COURT OF APPEALS

DECISION

DATED AND FILED

 

 

NOTICE

 

February 5, 1998

    This opinion is subject to further editing. If published, the official version will appear in the bound volume of the Official Reports.

 

Marilyn L. Graves

Clerk, Court of Appeals

of Wisconsin

    A party may file with the Supreme Court a petition to review an adverse decision by the Court of Appeals.  See § 808.10 and Rule 809.62, Stats.


 

 

 

No.    96-3448

 

 

 

STATE OF WISCONSIN

 

IN COURT OF APPEALS

DISTRICT IV

 

 

 

In re the Marriage of:

 

Karen M. Keip, n/k/a Karen M. Schroeder,

 

                             Petitioner-Respondent,

 

              v.

 

Duane A. Keip,

 

                             Respondent-Appellant.

 

 

 

 

APPEAL from an order of the circuit court for Portage County:  Frederic W. Fleishauer, Judge.  Affirmed. 

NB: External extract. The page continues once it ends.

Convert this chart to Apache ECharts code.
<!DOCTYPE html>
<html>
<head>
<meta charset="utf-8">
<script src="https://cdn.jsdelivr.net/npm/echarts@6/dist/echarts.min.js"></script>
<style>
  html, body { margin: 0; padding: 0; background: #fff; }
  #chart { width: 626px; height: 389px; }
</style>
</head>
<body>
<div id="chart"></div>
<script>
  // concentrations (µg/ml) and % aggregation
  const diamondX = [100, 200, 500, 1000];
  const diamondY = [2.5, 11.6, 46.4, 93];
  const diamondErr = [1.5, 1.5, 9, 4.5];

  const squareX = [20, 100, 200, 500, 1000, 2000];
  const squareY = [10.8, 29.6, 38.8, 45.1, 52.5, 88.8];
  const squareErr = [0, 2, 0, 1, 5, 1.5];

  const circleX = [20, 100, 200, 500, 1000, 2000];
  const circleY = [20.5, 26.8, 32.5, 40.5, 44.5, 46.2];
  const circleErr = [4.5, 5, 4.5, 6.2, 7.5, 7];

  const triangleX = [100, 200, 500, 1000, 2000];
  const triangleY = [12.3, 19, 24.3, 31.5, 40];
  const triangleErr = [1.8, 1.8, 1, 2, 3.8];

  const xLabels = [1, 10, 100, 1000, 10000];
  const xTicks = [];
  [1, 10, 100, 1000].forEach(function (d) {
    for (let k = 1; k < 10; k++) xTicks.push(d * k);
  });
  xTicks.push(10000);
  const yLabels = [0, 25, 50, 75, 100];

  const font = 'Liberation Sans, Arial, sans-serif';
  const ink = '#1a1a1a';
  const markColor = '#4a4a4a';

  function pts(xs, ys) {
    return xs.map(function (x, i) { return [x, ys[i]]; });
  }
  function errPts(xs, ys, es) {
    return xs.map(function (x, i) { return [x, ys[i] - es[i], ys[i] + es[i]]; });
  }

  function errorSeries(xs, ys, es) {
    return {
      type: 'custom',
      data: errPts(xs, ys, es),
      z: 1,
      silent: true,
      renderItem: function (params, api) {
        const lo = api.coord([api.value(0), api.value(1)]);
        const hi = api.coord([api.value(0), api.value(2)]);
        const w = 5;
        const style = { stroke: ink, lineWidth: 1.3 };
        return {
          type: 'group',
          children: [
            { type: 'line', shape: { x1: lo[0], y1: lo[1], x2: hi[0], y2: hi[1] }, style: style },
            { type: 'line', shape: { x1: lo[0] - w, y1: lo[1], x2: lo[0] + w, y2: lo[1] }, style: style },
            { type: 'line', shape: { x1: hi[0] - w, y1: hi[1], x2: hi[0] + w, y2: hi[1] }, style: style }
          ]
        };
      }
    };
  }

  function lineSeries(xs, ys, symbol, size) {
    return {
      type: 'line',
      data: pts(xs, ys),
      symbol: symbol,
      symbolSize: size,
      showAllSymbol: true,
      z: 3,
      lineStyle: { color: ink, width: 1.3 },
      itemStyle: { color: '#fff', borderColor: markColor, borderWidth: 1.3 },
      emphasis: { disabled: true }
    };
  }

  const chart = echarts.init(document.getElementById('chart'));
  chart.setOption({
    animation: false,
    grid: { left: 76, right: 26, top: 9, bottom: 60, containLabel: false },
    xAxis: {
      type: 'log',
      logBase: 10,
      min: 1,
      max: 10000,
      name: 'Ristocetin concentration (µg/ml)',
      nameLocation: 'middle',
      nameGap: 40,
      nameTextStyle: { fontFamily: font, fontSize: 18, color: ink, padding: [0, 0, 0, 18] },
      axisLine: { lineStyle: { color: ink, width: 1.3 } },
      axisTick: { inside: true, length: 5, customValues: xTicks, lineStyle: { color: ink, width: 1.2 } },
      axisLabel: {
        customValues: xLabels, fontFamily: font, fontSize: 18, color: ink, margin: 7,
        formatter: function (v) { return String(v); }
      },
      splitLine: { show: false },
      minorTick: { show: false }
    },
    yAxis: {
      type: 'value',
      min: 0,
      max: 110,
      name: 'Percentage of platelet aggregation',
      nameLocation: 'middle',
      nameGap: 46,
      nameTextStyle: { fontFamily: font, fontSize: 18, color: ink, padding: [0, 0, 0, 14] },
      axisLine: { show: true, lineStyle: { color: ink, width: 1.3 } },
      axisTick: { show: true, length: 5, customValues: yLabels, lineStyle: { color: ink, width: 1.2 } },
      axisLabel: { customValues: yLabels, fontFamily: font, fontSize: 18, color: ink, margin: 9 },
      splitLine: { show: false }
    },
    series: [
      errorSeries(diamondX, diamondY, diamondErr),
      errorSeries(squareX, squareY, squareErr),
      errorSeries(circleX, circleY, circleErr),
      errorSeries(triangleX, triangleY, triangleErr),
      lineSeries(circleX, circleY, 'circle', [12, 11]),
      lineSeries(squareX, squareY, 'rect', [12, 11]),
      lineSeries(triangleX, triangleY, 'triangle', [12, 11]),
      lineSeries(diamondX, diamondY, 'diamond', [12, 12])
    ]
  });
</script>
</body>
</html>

Before Eich, C.J., Vergeront and Deininger, JJ.  

PER CURIAM.   Duane Keip appeals from the trial court’s order modifying a child support award.  The issue is whether the trial court properly set the child support award at 25% of Keip’s income but no less than $400 per month.  We affirm.

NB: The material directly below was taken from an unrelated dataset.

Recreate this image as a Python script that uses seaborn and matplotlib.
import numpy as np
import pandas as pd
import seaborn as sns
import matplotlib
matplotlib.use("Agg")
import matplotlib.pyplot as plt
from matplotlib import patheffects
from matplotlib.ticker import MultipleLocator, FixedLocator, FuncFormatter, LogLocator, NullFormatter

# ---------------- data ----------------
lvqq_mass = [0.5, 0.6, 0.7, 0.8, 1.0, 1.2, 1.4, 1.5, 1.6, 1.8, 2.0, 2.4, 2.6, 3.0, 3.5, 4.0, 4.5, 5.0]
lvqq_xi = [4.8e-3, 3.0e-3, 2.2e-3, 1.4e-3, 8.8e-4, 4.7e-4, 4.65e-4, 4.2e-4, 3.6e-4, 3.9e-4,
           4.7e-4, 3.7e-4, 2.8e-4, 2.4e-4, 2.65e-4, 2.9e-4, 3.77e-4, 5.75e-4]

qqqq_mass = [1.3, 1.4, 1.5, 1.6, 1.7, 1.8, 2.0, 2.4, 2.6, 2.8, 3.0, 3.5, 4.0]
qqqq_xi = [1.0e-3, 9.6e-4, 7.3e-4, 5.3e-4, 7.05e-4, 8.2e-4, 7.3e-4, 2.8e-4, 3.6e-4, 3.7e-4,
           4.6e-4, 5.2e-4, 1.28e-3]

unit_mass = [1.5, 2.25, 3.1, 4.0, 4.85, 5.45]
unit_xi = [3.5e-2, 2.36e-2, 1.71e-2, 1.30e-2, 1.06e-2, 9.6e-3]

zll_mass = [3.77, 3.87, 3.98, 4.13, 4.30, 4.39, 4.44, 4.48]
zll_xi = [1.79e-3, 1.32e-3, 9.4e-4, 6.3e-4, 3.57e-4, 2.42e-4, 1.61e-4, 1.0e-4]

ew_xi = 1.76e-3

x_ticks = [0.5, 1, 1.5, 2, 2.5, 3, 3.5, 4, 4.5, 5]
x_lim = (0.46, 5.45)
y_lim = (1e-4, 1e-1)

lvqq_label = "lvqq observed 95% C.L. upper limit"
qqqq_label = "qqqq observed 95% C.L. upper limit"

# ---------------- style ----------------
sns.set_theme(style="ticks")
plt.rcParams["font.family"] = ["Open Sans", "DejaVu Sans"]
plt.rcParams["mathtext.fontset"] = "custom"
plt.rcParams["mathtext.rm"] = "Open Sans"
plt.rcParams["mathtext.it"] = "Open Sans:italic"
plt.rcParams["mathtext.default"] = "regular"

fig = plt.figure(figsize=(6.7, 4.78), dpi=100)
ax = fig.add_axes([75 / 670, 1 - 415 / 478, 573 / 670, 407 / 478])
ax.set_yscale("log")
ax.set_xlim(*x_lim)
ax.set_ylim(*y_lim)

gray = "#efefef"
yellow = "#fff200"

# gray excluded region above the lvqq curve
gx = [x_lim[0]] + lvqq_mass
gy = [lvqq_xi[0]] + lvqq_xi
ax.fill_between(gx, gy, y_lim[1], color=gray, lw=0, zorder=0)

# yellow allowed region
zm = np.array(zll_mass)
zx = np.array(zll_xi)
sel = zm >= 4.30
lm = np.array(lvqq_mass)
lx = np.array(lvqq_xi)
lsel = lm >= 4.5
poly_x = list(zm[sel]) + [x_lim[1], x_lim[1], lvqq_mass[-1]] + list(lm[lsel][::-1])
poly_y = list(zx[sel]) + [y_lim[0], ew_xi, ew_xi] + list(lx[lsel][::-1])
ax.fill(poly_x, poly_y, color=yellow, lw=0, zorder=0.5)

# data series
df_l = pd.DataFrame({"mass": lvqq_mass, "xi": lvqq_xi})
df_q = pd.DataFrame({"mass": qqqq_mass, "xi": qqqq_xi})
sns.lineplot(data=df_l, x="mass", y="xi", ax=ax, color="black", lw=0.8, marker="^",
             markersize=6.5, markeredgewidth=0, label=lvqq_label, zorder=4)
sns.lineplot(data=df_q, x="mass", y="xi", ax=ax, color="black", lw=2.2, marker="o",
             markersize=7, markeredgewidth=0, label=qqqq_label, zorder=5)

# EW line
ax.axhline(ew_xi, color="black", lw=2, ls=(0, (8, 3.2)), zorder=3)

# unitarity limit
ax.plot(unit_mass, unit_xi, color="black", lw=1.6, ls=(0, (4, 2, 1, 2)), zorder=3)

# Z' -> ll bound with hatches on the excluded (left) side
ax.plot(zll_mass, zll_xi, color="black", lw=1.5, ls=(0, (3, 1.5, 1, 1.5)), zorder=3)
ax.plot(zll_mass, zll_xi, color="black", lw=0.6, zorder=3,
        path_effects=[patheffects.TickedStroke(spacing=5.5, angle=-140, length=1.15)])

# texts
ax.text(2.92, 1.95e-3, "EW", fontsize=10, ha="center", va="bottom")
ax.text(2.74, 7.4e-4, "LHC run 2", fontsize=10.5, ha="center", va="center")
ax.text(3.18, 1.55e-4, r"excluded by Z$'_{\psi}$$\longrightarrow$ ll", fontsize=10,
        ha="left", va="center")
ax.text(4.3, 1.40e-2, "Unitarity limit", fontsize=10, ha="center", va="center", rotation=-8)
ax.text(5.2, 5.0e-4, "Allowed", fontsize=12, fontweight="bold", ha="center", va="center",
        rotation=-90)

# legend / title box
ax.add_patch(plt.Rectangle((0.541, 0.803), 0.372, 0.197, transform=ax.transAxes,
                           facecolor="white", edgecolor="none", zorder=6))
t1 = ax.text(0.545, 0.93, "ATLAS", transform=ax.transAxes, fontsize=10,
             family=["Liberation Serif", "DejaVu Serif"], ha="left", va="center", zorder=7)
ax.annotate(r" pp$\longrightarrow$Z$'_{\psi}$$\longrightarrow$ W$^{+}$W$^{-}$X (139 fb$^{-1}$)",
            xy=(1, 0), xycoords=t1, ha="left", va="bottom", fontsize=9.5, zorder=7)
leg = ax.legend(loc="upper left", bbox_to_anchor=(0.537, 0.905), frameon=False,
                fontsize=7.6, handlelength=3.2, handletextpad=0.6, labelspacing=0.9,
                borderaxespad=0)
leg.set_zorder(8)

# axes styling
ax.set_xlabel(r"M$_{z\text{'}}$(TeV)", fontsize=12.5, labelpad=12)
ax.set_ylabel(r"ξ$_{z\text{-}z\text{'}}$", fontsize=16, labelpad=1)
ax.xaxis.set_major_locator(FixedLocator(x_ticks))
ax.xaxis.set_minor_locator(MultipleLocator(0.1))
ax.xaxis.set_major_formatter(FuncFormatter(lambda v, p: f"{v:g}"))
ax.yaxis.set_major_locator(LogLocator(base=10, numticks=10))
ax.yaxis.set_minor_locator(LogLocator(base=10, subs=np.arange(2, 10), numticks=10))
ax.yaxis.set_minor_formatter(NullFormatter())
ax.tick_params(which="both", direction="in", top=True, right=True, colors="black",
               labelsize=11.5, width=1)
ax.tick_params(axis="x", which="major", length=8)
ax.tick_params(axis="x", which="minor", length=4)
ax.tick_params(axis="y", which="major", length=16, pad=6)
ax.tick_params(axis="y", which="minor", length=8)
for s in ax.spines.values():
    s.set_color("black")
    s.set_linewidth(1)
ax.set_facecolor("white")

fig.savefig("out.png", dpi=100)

Karen Schroeder and Duane Keip were divorced in 1992.  Keip was ordered to pay 25% of his income as child support.  In June 1996, Schroeder brought a motion to revise child support because she had not been receiving any payments from Keip, who had been laid off and had begun a farming operation.  After a hearing, the trial court concluded that Keip was “flirting with shirking” but decided not to order him to seek full-time employment because he had developed a “somewhat reasonable plan” to earn income from his farm.  He had, however, been developing this new business “on the backs of his children for over a year,” said the court.  It set child support at 25% of Keip’s net farm income plus depreciation and at 25% of gross income derived from any other source, but no less than $400 per month.

A trial court’s decision to modify child support after divorce is discretionary and will not be overturned absent an erroneous exercise of discretion.  Smith v. Smith, 177 Wis.2d 128, 133, 501 N.W.2d 850, 852 (Ct. App. 1993).  “Discretion is properly exercised where the trial court’s decision reflects a rational reasoning process based on the application of the correct legal standards to the facts.”  Id. 

We conclude that the trial court properly exercised its discretion in setting the child support order in an alternative fashion, because the payor is self-employed or has a variable month-to-month income.  An award of $400 per month, at a minimum, ensures support for the children regardless of fluctuations in Keip’s farming business.  This amount is well within Keip’s projected farm earnings for 1997.  The trial court was not required to find that Keip was shirking to enter this order.  See § 767.25(1m)(hs), Stats. (trial court may consider the earning capacity of each parent in setting child support).

By the Court.—Order affirmed.

This opinion will not be published.  See Rule 809.23(1)(b)5, Stats.